It's rocket science

It's rocket science

Founders at Work” is a unique book by Jessica Livingston, one of the founders of YCombinator. It contains un-narrated, almost unedited interviews with founders of successful startups like Paypal, Hotmail, Apple, and 27 others. I’m only through about 10% of the book, and it’s clearly one of the most valuable reads for a pre-product-market fit founder like myself.

Published in 2008, the book is old by internet standards, but somehow that adds to its value. Early stories about Hotmail or Paypal somehow feel simpler to take seriously than Facebook’s or Stripe’s, more recently started companies.

I can relate to these stories. Most books like that, including in-depth biographies of founders, paint a startup’s story as inevitable. In the fictionalized version, a company’s life flows smoothly through progress and setbacks, through some narrative that makes it impossible to imagine anything going otherwise. Observation: it’s clearly not going as well for me. Thus those stories make me suspect must be wrong with Taivo’s approach, even if there isn’t.

Livingston’s raw notes from founders are refreshing in their honesty. Paypal went through several iterations before building the product they are now famous for. Note how they started highly technology-driven and gradually took steps closer to consumers!

Livingston: Tell me about how you adapted the strategy.

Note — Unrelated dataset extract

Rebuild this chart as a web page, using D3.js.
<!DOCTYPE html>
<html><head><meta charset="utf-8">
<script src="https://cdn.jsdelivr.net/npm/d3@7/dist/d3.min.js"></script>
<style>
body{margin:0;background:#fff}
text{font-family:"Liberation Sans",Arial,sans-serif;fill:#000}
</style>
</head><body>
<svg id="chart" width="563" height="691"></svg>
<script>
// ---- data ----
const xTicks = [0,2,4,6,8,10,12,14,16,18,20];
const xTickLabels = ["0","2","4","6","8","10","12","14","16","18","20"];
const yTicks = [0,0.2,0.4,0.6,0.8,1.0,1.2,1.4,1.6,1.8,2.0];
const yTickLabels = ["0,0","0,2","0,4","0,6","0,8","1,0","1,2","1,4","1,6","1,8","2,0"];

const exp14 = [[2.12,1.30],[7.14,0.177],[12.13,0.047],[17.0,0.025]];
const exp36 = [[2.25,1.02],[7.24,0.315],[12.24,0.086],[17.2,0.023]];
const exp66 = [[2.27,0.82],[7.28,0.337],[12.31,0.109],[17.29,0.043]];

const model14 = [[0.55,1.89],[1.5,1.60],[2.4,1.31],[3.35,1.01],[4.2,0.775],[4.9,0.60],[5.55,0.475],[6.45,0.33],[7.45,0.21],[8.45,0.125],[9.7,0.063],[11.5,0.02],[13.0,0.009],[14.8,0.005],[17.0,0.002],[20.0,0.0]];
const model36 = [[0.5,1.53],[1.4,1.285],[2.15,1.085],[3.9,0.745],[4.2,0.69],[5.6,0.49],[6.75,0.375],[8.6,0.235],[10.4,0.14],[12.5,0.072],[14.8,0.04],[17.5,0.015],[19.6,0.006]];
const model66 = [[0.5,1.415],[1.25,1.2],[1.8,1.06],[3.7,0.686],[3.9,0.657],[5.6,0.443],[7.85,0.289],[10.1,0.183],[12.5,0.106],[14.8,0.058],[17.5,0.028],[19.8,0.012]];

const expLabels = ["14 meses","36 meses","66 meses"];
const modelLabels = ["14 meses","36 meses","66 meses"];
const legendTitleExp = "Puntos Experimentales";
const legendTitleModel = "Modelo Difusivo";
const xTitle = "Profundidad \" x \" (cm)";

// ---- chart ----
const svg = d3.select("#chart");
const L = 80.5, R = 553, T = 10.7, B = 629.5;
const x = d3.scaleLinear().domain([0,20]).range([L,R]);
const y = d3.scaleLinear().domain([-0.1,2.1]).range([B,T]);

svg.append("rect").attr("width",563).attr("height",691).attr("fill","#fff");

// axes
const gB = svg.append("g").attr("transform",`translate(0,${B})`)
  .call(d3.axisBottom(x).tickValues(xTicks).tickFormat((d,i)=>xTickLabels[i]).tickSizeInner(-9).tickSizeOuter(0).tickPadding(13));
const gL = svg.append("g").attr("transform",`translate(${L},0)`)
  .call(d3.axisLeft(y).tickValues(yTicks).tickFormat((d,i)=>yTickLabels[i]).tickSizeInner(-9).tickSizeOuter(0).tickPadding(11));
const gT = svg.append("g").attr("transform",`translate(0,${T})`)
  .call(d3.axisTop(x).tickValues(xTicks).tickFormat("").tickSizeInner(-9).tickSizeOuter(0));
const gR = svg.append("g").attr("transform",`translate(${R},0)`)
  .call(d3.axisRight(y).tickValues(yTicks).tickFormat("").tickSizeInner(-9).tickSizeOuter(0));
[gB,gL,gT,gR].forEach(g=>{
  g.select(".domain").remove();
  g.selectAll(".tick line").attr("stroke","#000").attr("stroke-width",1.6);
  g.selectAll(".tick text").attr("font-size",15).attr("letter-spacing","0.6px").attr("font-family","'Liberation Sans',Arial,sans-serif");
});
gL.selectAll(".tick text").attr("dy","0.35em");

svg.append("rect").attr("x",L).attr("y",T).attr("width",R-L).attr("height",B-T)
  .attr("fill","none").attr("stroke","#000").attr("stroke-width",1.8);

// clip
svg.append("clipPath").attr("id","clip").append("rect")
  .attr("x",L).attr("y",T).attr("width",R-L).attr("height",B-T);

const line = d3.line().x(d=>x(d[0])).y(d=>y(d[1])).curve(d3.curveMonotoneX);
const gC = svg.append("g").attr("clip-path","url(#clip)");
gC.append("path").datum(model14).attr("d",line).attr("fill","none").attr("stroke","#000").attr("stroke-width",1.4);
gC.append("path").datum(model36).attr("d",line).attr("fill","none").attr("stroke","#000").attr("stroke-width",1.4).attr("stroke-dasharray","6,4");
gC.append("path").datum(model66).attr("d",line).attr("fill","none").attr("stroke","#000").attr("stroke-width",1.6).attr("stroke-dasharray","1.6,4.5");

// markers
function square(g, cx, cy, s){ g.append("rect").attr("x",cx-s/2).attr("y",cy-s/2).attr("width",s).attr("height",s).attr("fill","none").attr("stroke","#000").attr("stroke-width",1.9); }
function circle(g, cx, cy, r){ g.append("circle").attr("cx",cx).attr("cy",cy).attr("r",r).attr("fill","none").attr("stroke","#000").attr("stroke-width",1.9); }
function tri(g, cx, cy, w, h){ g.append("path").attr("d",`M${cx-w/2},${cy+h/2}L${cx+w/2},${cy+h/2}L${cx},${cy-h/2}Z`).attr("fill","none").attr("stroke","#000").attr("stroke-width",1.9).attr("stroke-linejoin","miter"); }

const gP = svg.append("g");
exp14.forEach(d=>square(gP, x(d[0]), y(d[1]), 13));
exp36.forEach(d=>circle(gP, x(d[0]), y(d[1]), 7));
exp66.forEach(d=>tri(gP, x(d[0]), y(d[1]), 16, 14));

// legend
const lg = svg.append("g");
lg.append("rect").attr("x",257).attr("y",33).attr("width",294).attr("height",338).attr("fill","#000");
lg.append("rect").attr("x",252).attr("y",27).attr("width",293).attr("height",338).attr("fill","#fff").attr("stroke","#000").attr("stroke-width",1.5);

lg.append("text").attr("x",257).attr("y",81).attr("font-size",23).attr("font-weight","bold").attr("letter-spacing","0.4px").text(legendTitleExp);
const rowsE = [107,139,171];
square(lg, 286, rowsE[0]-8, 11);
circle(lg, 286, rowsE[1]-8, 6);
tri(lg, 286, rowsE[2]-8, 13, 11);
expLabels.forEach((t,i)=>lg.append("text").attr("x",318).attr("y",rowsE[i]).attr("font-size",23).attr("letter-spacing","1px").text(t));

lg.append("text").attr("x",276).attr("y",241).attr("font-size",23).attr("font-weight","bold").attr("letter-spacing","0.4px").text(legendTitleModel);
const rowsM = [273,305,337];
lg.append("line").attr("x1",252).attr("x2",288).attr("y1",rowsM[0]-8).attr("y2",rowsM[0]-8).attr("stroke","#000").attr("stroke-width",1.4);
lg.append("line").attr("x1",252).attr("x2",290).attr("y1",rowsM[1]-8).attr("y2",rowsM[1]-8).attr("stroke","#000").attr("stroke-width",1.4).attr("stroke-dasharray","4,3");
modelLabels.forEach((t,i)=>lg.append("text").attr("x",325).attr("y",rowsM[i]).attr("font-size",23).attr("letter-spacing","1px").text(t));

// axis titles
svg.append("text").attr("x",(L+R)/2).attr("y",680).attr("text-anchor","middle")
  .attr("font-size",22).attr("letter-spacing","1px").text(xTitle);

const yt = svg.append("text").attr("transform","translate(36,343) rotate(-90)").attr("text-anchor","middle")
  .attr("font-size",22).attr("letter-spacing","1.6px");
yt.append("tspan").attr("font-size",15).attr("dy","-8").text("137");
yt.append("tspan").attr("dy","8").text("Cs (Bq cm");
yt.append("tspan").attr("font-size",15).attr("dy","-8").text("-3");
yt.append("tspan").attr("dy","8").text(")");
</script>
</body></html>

Levchin: Initially, I wanted to do crypto libraries, since I was a freshly minted academic. "I won't even need to figure out how to do this commercialization part. I'm just going to build libraries, sell it to somebody who is going to build software, and I can just sit there and make a penny per copy and get marvelously rich very quickly." But no one was making the software because there was no demand. So we said, "We'll make the software." We went to enterprises and told them we were going to do this and got some positive reception, but then the thing happened again where no one really wants the stuff. It's really cool, it's mathematically complex, it's very secure, but no one really needed it.

By then we had built all this tech that was complicated and difficult to understand and replicate, so we thought, "We have all these libraries that allow you to secure anything on handheld devices. What can we secure? Maybe we can secure some consumer stuff. So enterprises will go away, and we'll go to consumers. We'll build the wallet application—something that can store all of your private data on your handheld device. So your credit card information, this and that." And we did, and it was very simple because we already had all the crypto stuff figured out. But, of course, there was no incentive to have a wallet with all these digital items that you couldn't apply anywhere. "What's my credit card number?" Pull out your wallet and look, or pull out your handheld wallet and look? So that was really not going to happen either.

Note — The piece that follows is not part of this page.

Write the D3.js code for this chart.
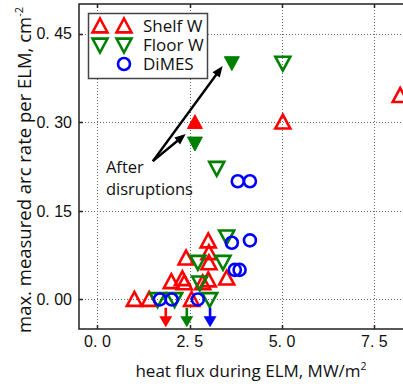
<!DOCTYPE html>
<html>
<head>
<meta charset="utf-8">
<script src="https://cdn.jsdelivr.net/npm/d3@7"></script>
<style>
  html, body { margin: 0; padding: 0; background: #fff; }
  svg { display: block; }
</style>
</head>
<body>
<svg></svg>
<script>
// arc rate vs heat flux, three series + two filled "after disruption" points
const shelfX = [1.0, 1.4, 2.0, 2.3, 2.35, 2.4, 2.55, 2.85, 3.0, 3.02, 3.02, 3.0, 3.5, 5.02, 8.2];
const shelfY = [0.0, 0.0, 0.03, 0.035, 0.028, 0.07, 0.0, 0.028, 0.033, 0.062, 0.079, 0.099, 0.036, 0.30, 0.345];
const floorX = [1.63, 2.09, 2.77, 2.72, 3.04, 3.4, 3.5, 3.23, 5.02];
const floorY = [0.0, 0.0, 0.028, 0.063, 0.0, 0.063, 0.106, 0.222, 0.40];
const dimesX = [1.69, 2.01, 2.72, 3.72, 3.85, 3.64, 4.13, 3.8, 4.13];
const dimesY = [0.0, 0.0, 0.0, 0.05, 0.05, 0.096, 0.10, 0.20, 0.20];
const shelfAfterX = [2.64];
const shelfAfterY = [0.30];
const floorAfterX = [3.64, 2.64];
const floorAfterY = [0.40, 0.264];
// arrows marking the mean flux of each set
const meanFluxX = [1.85, 2.42, 3.05];
const meanColors = ['#ff0000', '#008000', '#0000ff'];

const xTicks = [0, 2.5, 5, 7.5];
const yTicks = [0, 0.15, 0.30, 0.45];
const legendLabels = ['Shelf W', 'Floor W', 'DiMES'];

const WIDTH = 403;
const HEIGHT = 388;
const LEFT = 79;
const TOP = 4;
const BOTTOM = 329;

const RED = '#ff0000';
const GREEN = '#008000';
const BLUE = '#0000ff';

const svg = d3.select('svg').
attr('width', WIDTH).
attr('height', HEIGHT);

const xScale = d3.scaleLinear().domain([-0.5, 8.75]).range([LEFT, 420.5]);
const yScale = d3.scaleLinear().domain([-0.05, 0.5]).range([BOTTOM, TOP]);

const fmtTick = (d, p) => d3.format(p)(d).replace('.', '. ');

/* --GRID-- */
const grid = svg.append('g').
attr('stroke', '#666').
attr('stroke-width', 1).
attr('stroke-dasharray', '1,2');

grid.selectAll('line.gx').
data(xTicks).
join('line').
attr('class', 'gx').
attr('x1', d => Math.round(xScale(d)) + 0.5).
attr('x2', d => Math.round(xScale(d)) + 0.5).
attr('y1', TOP).
attr('y2', BOTTOM);

grid.selectAll('line.gy').
data(yTicks).
join('line').
attr('class', 'gy').
attr('x1', LEFT).
attr('x2', WIDTH).
attr('y1', d => Math.round(yScale(d)) + 0.5).
attr('y2', d => Math.round(yScale(d)) + 0.5);

/* --FRAME + TICKS-- */
const frame = svg.append('g').attr('stroke', '#222').attr('stroke-width', 1.5).attr('fill', 'none');
frame.append('path').attr('d', `M${WIDTH + 2},${TOP} H${LEFT} V${BOTTOM} H${WIDTH + 2}`);

frame.selectAll('line.tb').
data(xTicks).
join('line').
attr('class', 'tb').
attr('x1', d => Math.round(xScale(d)) + 0.5).
attr('x2', d => Math.round(xScale(d)) + 0.5).
attr('y1', BOTTOM).
attr('y2', BOTTOM - 4);

frame.selectAll('line.tt').
data(xTicks).
join('line').
attr('class', 'tt').
attr('x1', d => Math.round(xScale(d)) + 0.5).
attr('x2', d => Math.round(xScale(d)) + 0.5).
attr('y1', TOP).
attr('y2', TOP + 4);

frame.selectAll('line.tl').
data(yTicks).
join('line').
attr('class', 'tl').
attr('x1', LEFT).
attr('x2', LEFT + 4).
attr('y1', d => Math.round(yScale(d)) + 0.5).
attr('y2', d => Math.round(yScale(d)) + 0.5);

/* --TICK LABELS-- */
svg.append('g').
attr('font-family', '"Liberation Sans", Arial, sans-serif').
attr('font-size', 16).
attr('fill', '#111').
selectAll('text').
data(xTicks).
join('text').
attr('x', d => xScale(d)).
attr('y', 347).
attr('text-anchor', 'middle').
text(d => fmtTick(d, '.1f'));

svg.append('g').
attr('font-family', '"Liberation Sans", Arial, sans-serif').
attr('font-size', 16).
attr('fill', '#111').
selectAll('text').
data(yTicks).
join('text').
attr('x', 72).
attr('y', d => yScale(d)).
attr('dy', '0.36em').
attr('text-anchor', 'end').
text(d => fmtTick(d, '.2f'));

/* --AXIS LABELS-- */
const xLab = svg.append('text').
attr('font-family', '"Open Sans", sans-serif').
attr('font-size', 17).
attr('fill', '#111').
attr('x', 251).
attr('y', 377).
attr('text-anchor', 'middle');
xLab.append('tspan').text('heat flux during ELM, MW/m');
xLab.append('tspan').attr('font-size', 10.5).attr('dy', -7).text('2');

const yLab = svg.append('text').
attr('font-family', '"Open Sans", sans-serif').
attr('font-size', 18.5).
attr('fill', '#111').
attr('transform', 'translate(31,170) rotate(-90)').
attr('text-anchor', 'middle');
yLab.append('tspan').text('max. measured arc rate per ELM, cm');
yLab.append('tspan').attr('font-size', 11).attr('dy', -8).text('-2');

/* --MARKERS-- */
const TRI = 7.5;
const upPath = `M0,${-TRI} L${TRI},${TRI * 0.85} L${-TRI},${TRI * 0.85} Z`;
const downPath = `M0,${TRI} L${TRI},${-TRI * 0.85} L${-TRI},${-TRI * 0.85} Z`;

const zip = (xs, ys) => xs.map((x, i) => [x, ys[i]]);
const plotG = svg.append('g');

function drawMarkers(pts, path, color, filled) {
  plotG.append('g').
  selectAll('path').
  data(pts).
  join('path').
  attr('d', path).
  attr('transform', d => `translate(${xScale(d[0])},${yScale(d[1])})`).
  attr('fill', filled ? color : 'none').
  attr('stroke', color).
  attr('stroke-width', filled ? 1 : 2.6).
  attr('stroke-linejoin', 'miter');
}

drawMarkers(zip(shelfX, shelfY), upPath, RED, false);
drawMarkers(zip(shelfAfterX, shelfAfterY), upPath, RED, true);
drawMarkers(zip(floorX, floorY), downPath, GREEN, false);
drawMarkers(zip(floorAfterX, floorAfterY), downPath, GREEN, true);

plotG.append('g').
selectAll('circle').
data(zip(dimesX, dimesY)).
join('circle').
attr('cx', d => xScale(d[0])).
attr('cy', d => yScale(d[1])).
attr('r', 6).
attr('fill', 'none').
attr('stroke', BLUE).
attr('stroke-width', 2.6);

/* --MEAN ARROWS-- */
const arrowG = svg.append('g');
meanFluxX.forEach((v, i) => {
  const x = xScale(v);
  const y0 = yScale(-0.014);
  const y1 = yScale(-0.047);
  arrowG.append('line').
  attr('x1', x).attr('x2', x).
  attr('y1', y0).attr('y2', y1 - 8).
  attr('stroke', meanColors[i]).
  attr('stroke-width', 2.6);
  arrowG.append('path').
  attr('d', `M${x - 6.5},${y1 - 11} L${x + 6.5},${y1 - 11} L${x},${y1} Z`).
  attr('fill', meanColors[i]);
});

/* --ANNOTATION-- */
const tail = [1.5, 0.234];
const heads = [[3.39, 0.395], [2.39, 0.28]];
const annG = svg.append('g');
heads.forEach(h => {
  const x0 = xScale(tail[0]), y0 = yScale(tail[1]);
  const x1 = xScale(h[0]), y1 = yScale(h[1]);
  const ang = Math.atan2(y1 - y0, x1 - x0);
  const L = 11, W = 4.5;
  const bx = x1 - L * Math.cos(ang), by = y1 - L * Math.sin(ang);
  annG.append('line').
  attr('x1', x0).attr('y1', y0).
  attr('x2', bx + 2 * Math.cos(ang)).attr('y2', by + 2 * Math.sin(ang)).
  attr('stroke', '#000').
  attr('stroke-width', 2.4);
  annG.append('path').
  attr('d', `M${x1},${y1} L${bx - W * Math.sin(ang)},${by + W * Math.cos(ang)} L${bx + W * Math.sin(ang)},${by - W * Math.cos(ang)} Z`).
  attr('fill', '#000');
});

const annText = annG.append('text').
attr('font-family', '"Open Sans", sans-serif').
attr('font-size', 16.5).
attr('fill', '#111');
annText.append('tspan').attr('x', xScale(0.23)).attr('y', 173).text('After');
annText.append('tspan').attr('x', xScale(0.23)).attr('y', 195).text('disruptions');

/* --LEGEND-- */
const legendG = svg.append('g');
legendG.append('rect').
attr('x', 88.5).
attr('y', 13.5).
attr('width', 119).
attr('height', 65).
attr('fill', '#fff').
attr('stroke', '#444').
attr('stroke-width', 1.5);

const rowY = [26, 45, 64];
const legendMarkers = [
{ path: upPath, color: RED, xs: [100, 124] },
{ path: downPath, color: GREEN, xs: [100, 124] },
{ path: null, color: BLUE, xs: [124] }];

legendMarkers.forEach((m, i) => {
  m.xs.forEach(x => {
    if (m.path) {
      legendG.append('path').
      attr('d', m.path).
      attr('transform', `translate(${x},${rowY[i]})`).
      attr('fill', 'none').
      attr('stroke', m.color).
      attr('stroke-width', 2.6);
    } else {
      legendG.append('circle').
      attr('cx', x).
      attr('cy', rowY[i]).
      attr('r', 6).
      attr('fill', 'none').
      attr('stroke', m.color).
      attr('stroke-width', 2.6);
    }
  });
  legendG.append('text').
  attr('x', 143).
  attr('y', rowY[i]).
  attr('dy', '0.36em').
  attr('font-family', '"Open Sans", sans-serif').
  attr('font-size', 17).
  attr('fill', '#111').
  text(legendLabels[i]);
});
</script>
</body>
</html>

Then we started experimenting with the question: "What can we store inside the Palm Pilot that is actually meaningful?" So the next iteration was that we'd store things that were of value and you wouldn't store in other ways. For example, storing passwords in your wallet is a really bad idea. If you store them in your Palm Pilot, you can secure it further with a secondary passphrase that protects it. So we did that, and it was getting a little bit of attention, but it was still very amateur.

Then finally we hit on this idea of, "Why don't we just store money in the handheld devices?" The next iteration was this thing that would do cryptographically secure IOU notes. I would say, "I owe you $10," and put in my passphrase. It wasn't really packaged at the user interface level as an IOU, but that's what it effectively was. Then I could beam it to you, using the infrared on a Palm Pilot, which at this point is very quaint and silly since, clearly, what would you rather do, take out $5 and give someone their lunch share, or pull out two Palm Pilots and geek out at the table? But that actually is what moved the needle, because it was so weird and so innovative. The geek crowd was like, "Wow. This is the future. We want to go to the future. Take us there." So we got all this attention and were able to raise funding on that story.

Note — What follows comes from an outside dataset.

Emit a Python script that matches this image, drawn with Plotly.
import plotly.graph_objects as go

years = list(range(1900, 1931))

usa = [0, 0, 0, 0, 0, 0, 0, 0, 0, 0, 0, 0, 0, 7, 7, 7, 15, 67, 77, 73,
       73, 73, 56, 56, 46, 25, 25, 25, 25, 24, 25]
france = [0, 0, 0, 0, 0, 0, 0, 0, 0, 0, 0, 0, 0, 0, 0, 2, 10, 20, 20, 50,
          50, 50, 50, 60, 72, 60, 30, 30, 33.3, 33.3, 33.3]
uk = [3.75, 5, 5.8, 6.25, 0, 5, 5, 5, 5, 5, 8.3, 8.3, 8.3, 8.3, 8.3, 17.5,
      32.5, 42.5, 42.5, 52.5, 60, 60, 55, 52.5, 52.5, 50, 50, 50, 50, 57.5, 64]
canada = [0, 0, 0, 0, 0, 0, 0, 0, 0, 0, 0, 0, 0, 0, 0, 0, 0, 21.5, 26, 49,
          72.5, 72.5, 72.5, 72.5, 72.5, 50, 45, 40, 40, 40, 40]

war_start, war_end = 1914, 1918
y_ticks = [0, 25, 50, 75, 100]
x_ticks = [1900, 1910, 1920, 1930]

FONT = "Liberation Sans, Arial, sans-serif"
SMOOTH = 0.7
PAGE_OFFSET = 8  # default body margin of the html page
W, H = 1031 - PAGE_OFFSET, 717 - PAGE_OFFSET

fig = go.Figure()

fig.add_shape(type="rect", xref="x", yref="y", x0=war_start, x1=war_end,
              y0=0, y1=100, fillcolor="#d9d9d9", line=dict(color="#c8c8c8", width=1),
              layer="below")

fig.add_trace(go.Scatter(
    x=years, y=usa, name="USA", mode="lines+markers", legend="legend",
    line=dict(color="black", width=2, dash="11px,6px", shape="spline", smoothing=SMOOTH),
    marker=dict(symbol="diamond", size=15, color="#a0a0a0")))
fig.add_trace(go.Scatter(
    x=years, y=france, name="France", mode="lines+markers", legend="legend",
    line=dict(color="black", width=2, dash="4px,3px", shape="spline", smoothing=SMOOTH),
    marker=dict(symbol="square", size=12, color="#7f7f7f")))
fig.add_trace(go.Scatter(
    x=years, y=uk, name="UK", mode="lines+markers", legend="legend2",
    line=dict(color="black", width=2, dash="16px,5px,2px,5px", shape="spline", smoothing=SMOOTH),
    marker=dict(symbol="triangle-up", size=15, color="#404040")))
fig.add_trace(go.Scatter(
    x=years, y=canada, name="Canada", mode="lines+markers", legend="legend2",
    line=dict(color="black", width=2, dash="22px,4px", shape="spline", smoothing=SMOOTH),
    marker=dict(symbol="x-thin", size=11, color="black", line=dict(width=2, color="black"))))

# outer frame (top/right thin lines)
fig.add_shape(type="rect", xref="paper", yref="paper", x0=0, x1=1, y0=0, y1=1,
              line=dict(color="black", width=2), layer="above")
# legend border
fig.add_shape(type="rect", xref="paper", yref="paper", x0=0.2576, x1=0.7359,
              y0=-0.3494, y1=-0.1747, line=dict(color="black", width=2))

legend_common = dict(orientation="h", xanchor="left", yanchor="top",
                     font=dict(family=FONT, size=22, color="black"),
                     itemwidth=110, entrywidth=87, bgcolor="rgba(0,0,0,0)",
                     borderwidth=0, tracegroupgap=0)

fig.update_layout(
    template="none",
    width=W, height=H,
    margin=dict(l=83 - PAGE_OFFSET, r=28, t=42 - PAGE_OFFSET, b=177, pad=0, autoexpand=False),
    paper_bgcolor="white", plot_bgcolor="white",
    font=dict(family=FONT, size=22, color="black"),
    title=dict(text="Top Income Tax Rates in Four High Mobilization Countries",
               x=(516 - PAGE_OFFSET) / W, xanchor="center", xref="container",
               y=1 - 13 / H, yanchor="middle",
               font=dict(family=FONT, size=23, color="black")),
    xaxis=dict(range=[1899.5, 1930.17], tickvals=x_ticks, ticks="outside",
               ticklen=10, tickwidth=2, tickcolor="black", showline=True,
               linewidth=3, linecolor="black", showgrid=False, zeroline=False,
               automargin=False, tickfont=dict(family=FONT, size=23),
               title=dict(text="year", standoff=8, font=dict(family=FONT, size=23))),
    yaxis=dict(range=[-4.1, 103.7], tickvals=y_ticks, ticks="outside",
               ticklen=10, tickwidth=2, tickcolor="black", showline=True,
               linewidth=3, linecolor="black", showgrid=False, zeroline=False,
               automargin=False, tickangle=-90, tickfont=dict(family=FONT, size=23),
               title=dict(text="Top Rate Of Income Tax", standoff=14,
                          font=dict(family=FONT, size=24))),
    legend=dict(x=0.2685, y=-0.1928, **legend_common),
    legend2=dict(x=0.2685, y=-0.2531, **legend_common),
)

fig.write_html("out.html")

I like Levchin’s description because he’s very blunt about previous failures, but also because it implies an interesting pivot strategy. Imagine you’re building a technology (crypto libraries) for an imagined use case (securing enterprise software). It turns out the demand is not there. So, you step into the imagined customer’s shoes (enterprise B2B software companies) and build it yourself.

These interviews have also nudged me away from blind market empiricism. You can’t find a great product by merely extracting customer problems. It sounds naive, but in retrospect, some form of this belief has underpinned many of my early efforts to find what works.

The opposite would be to rely on a theory of why people will want your product. You clearly need both theory and data; the hard part is not letting the theory bias the data collection. That’s difficult in physical sciences and more so in social science. In the science of finding product-market fit, avoiding that bias — while still building theories and collecting data — is harder still.

I like the comparison between product-market fit and a valuable theory in science. Both appear in school or media as inevitable. If you don’t independently work out the basics of electricity, it seems so simple and straightforward to understand. That’s an illusion. It’s simple only because it’s already been solved.

It’s easy to look at a Google or a Stripe and explain their success, starting with the absolutely critical pre-school dance classes the founders received. Not so easy to build it yourself without the benefit of hindsight. That’s why I now have so much respect for startup founders, successful or not. Finding product-market fit is like being a rocket scientist — in 1850.